▶ _Task goal_: Begin with the first line of the material and copy each line word for word through the line that contains "fig.patch.set_facecolor('white')"; the pictures are left out.

▶ _Data for processing_:
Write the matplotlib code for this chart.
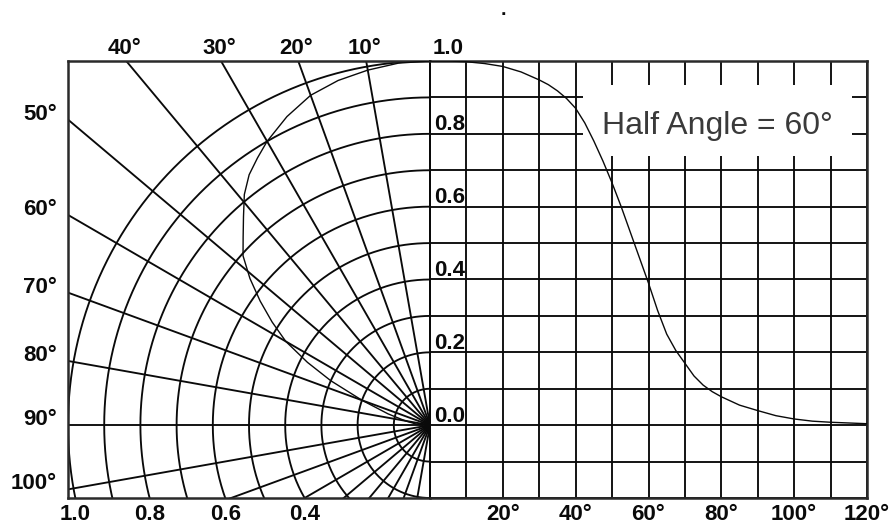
import numpy as np
import matplotlib
matplotlib.use("Agg")
import matplotlib.pyplot as plt
from matplotlib.patches import Rectangle

plt.rcParams['font.family'] = ['Liberation Sans', 'DejaVu Sans']

# right side: relative intensity vs angle (rectangular trace)
rect_angle = [0, 5, 10, 15, 20, 25, 30, 32.5, 35, 37.5, 40, 42.5, 45, 47.5,
              50, 52.5, 55, 57.5, 60, 62.5, 65, 67.5, 70, 72.5, 75, 77.5,
              80, 85, 90, 95, 100, 105, 110, 115, 120]
rect_intensity = [1.0, 1.0, 0.998, 0.993, 0.985, 0.97, 0.948, 0.935, 0.918,
                  0.897, 0.87, 0.83, 0.78, 0.725, 0.665, 0.6, 0.53, 0.46,
                  0.39, 0.315, 0.25, 0.205, 0.17, 0.135, 0.11, 0.092,
                  0.078, 0.055, 0.04, 0.026, 0.017, 0.011, 0.008, 0.006, 0.004]

# left side: same pattern as drawn on the polar grid
polar_angle = [0, 5, 10, 15, 20, 25, 30, 33, 36, 39, 42, 45, 48, 51, 54, 57,
               60, 63, 66, 70, 75, 80, 85, 90]
polar_intensity = [1.0, 0.998, 0.99, 0.98, 0.964, 0.935, 0.90, 0.875, 0.85,
                   0.815, 0.77, 0.73, 0.695, 0.64, 0.58, 0.52, 0.46, 0.38,
                   0.3, 0.2, 0.12, 0.07, 0.04, 0.02]

rect_xticks = ['20°', '40°', '60°', '80°', '100°', '120°']
top_labels = ['40°', '30°', '20°', '10°']
side_labels = ['50°', '60°', '70°', '80°', '90°', '100°']
radius_labels = ['1.0', '0.8', '0.6', '0.4']
inner_labels = ['0.8', '0.6', '0.4', '0.2', '0.0']
note = 'Half Angle = 60°'

ink = '#0a0a0a'
grid_lw = 1.35
W, H = 891, 529
fig = plt.figure(figsize=(W / 100, H / 100), dpi=100)
fig.patch.set_facecolor('white')

# pixel frame of the drawing
x0, xm, x1 = 68, 430, 867
ytop, ybot = 61, 498
ax_p = fig.add_axes([x0 / W, 1 - ybot / H, (xm - x0) / W, (ybot - ytop) / H])
ax_r = fig.add_axes([xm / W, 1 - ybot / H, (x1 - xm) / W, (ybot - ytop) / H])

ax_p.set_xlim(-1.0, 0)
ax_p.set_ylim(-0.2, 1.0)
ax_r.set_xlim(0, 120)
ax_r.set_ylim(-0.2, 1.0)

lbl = dict(fontsize=16, fontweight='bold', color=ink)

# ---- polar half (left)
t = np.radians(np.linspace(0, 180, 361))
for r in np.arange(0.1, 1.01, 0.1):
    ax_p.plot(-r * np.sin(t), r * np.cos(t), color=ink, lw=grid_lw)
for a in range(0, 181, 10):
    ar = np.radians(a)
    ax_p.plot([0, -2 * np.sin(ar)], [0, 2 * np.cos(ar)], color=ink, lw=grid_lw)

pa = np.radians(polar_angle)
pr = np.array(polar_intensity)
ax_p.plot(-pr * np.sin(pa), pr * np.cos(pa), color=ink, lw=1.0, zorder=3)

ax_p.set_xticks([])
ax_p.set_yticks([])
for s in ['left', 'top', 'bottom']:
    ax_p.spines[s].set_linewidth(1.8)
    ax_p.spines[s].set_color('#2a2a2a')
ax_p.spines['right'].set_visible(False)

for txt in top_labels:
    a = np.radians(int(txt[:-1]))
    ax_p.annotate(txt, xy=(-np.tan(a), 1.0), xytext=(-1.5, 5),
                  textcoords='offset points', ha='center', va='baseline',
                  annotation_clip=False, **lbl)
for txt in side_labels:
    a = np.radians(int(txt[:-1]))
    yy = max(np.cos(a) / np.sin(a), -0.195)
    ax_p.annotate(txt, xy=(-1.0, yy), xytext=(-8, 0),
                  textcoords='offset points', ha='right', va='baseline',
                  annotation_clip=False, **lbl)
for txt in radius_labels:
    r = float(txt)
    ax_p.annotate(txt, xy=(-np.sqrt(r ** 2 - 0.04), -0.2), xytext=(0, -4),
                  textcoords='offset points', ha='center', va='top',
                  annotation_clip=False, **lbl)

# ---- rectangular half (right)
ax_r.set_xticks(range(0, 121, 10))
ax_r.set_xticklabels(['' if v == 0 or v % 20 else f'{v}°' for v in range(0, 121, 10)])
ax_r.set_yticks(np.round(np.arange(-0.2, 1.01, 0.1), 2))
ax_r.set_yticklabels([])
ax_r.grid(True, color=ink, lw=grid_lw)
ax_r.tick_params(length=0, pad=4, labelsize=16, labelcolor=ink)
for t_ in ax_r.get_xticklabels():
    t_.set_fontweight('bold')
for s in ['right', 'top', 'bottom']:
    ax_r.spines[s].set_linewidth(1.8)
    ax_r.spines[s].set_color('#2a2a2a')
ax_r.spines['left'].set_linewidth(grid_lw)
ax_r.spines['left'].set_color(ink)

ax_r.add_patch(Rectangle((42, 0.738), 74, 0.197, facecolor='white',
                         edgecolor='none', zorder=2.5))
ax_r.text(79, 0.80, note, ha='center', va='baseline', fontsize=23,
          color='#3a3a3a', zorder=3)
ax_r.plot(rect_angle, rect_intensity, color=ink, lw=1.0, zorder=3)

for txt in inner_labels:
    ax_r.annotate(txt, xy=(0, float(txt)), xytext=(3, 2.5),
                  textcoords='offset points', ha='left', va='baseline',
                  zorder=4, **lbl)
ax_r.annotate('1.0', xy=(0, 1.0), xytext=(2, 5), textcoords='offset points',
              ha='left', va='baseline', annotation_clip=False, **lbl)

fig.text(503 / W, 1 - 15 / H, '.', ha='center', va='baseline',
         fontsize=14, fontweight='bold', color=ink)

fig.savefig('out.png', dpi=100)
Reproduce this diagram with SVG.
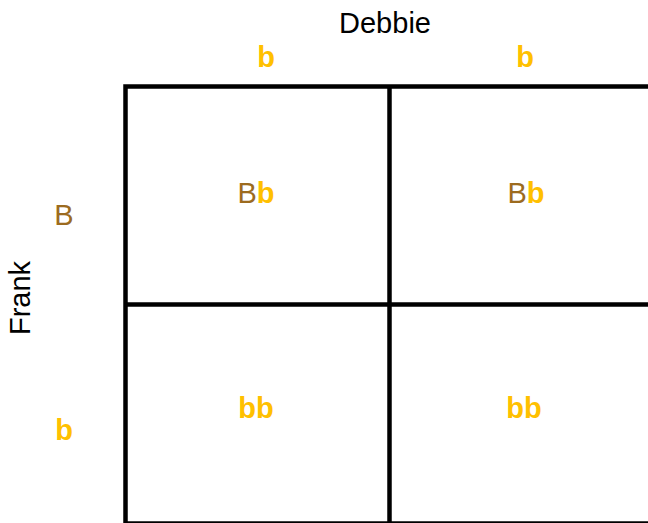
<svg xmlns="http://www.w3.org/2000/svg" width="648" height="523" viewBox="0 0 648 523">
<style>
  text { font-family: "Liberation Sans", Arial, sans-serif; font-size: 29px; text-anchor: middle; }
  .name { fill: #000000; }
  .B { fill: #9C6B1F; }
  .b { fill: #FFC000; font-weight: bold; }
  .grid { stroke: #000000; stroke-width: 4.5; fill: none; }
</style>
<rect width="648" height="523" fill="#FFFFFF"/>
<g id="connectors">
  <path class="grid" d="M125.5,525 V86.5 H650"/>
  <line class="grid" x1="389.5" y1="86.5" x2="389.5" y2="525"/>
  <line class="grid" x1="125.5" y1="304.5" x2="650" y2="304.5"/>
  <line class="grid" x1="125.5" y1="523.5" x2="650" y2="523.5"/>
</g>
<g id="debbie"><text class="name" x="385" y="33">Debbie</text></g>
<g id="debbie-allele-1"><text class="b" x="266" y="67">b</text></g>
<g id="debbie-allele-2"><text class="b" x="525" y="67">b</text></g>
<g id="frank"><text class="name" transform="translate(30,298) rotate(-90)" x="0" y="0">Frank</text></g>
<g id="frank-allele-1"><text class="B" x="64" y="225">B</text></g>
<g id="frank-allele-2"><text class="b" x="64" y="440">b</text></g>
<g id="cell-1"><text x="256" y="203"><tspan class="B">B</tspan><tspan class="b">b</tspan></text></g>
<g id="cell-2"><text x="526" y="203"><tspan class="B">B</tspan><tspan class="b">b</tspan></text></g>
<g id="cell-3"><text class="b" x="256" y="418">bb</text></g>
<g id="cell-4"><text class="b" x="524" y="418">bb</text></g>
</svg>
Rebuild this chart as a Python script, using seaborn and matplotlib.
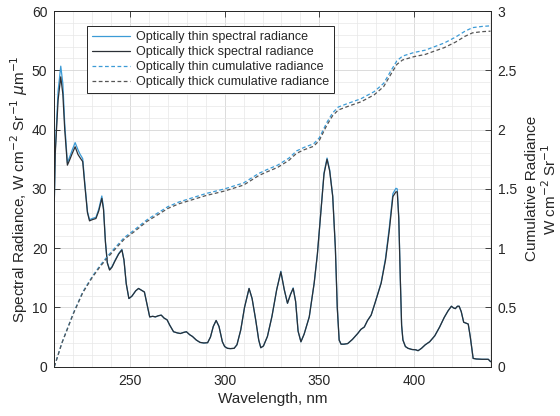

▶ _Exercise output_:
Write the matplotlib code for this chart.
import numpy as np
import matplotlib
matplotlib.use("Agg")
import matplotlib.pyplot as plt
from matplotlib.patches import Rectangle

plt.rcParams['font.family'] = ['Liberation Sans', 'DejaVu Sans']

# right side: relative intensity vs angle (rectangular trace)
rect_angle = [0, 5, 10, 15, 20, 25, 30, 32.5, 35, 37.5, 40, 42.5, 45, 47.5,
              50, 52.5, 55, 57.5, 60, 62.5, 65, 67.5, 70, 72.5, 75, 77.5,
              80, 85, 90, 95, 100, 105, 110, 115, 120]
rect_intensity = [1.0, 1.0, 0.998, 0.993, 0.985, 0.97, 0.948, 0.935, 0.918,
                  0.897, 0.87, 0.83, 0.78, 0.725, 0.665, 0.6, 0.53, 0.46,
                  0.39, 0.315, 0.25, 0.205, 0.17, 0.135, 0.11, 0.092,
                  0.078, 0.055, 0.04, 0.026, 0.017, 0.011, 0.008, 0.006, 0.004]

# left side: same pattern as drawn on the polar grid
polar_angle = [0, 5, 10, 15, 20, 25, 30, 33, 36, 39, 42, 45, 48, 51, 54, 57,
               60, 63, 66, 70, 75, 80, 85, 90]
polar_intensity = [1.0, 0.998, 0.99, 0.98, 0.964, 0.935, 0.90, 0.875, 0.85,
                   0.815, 0.77, 0.73, 0.695, 0.64, 0.58, 0.52, 0.46, 0.38,
                   0.3, 0.2, 0.12, 0.07, 0.04, 0.02]

rect_xticks = ['20°', '40°', '60°', '80°', '100°', '120°']
top_labels = ['40°', '30°', '20°', '10°']
side_labels = ['50°', '60°', '70°', '80°', '90°', '100°']
radius_labels = ['1.0', '0.8', '0.6', '0.4']
inner_labels = ['0.8', '0.6', '0.4', '0.2', '0.0']
note = 'Half Angle = 60°'

ink = '#0a0a0a'
grid_lw = 1.35
W, H = 891, 529
fig = plt.figure(figsize=(W / 100, H / 100), dpi=100)
fig.patch.set_facecolor('white')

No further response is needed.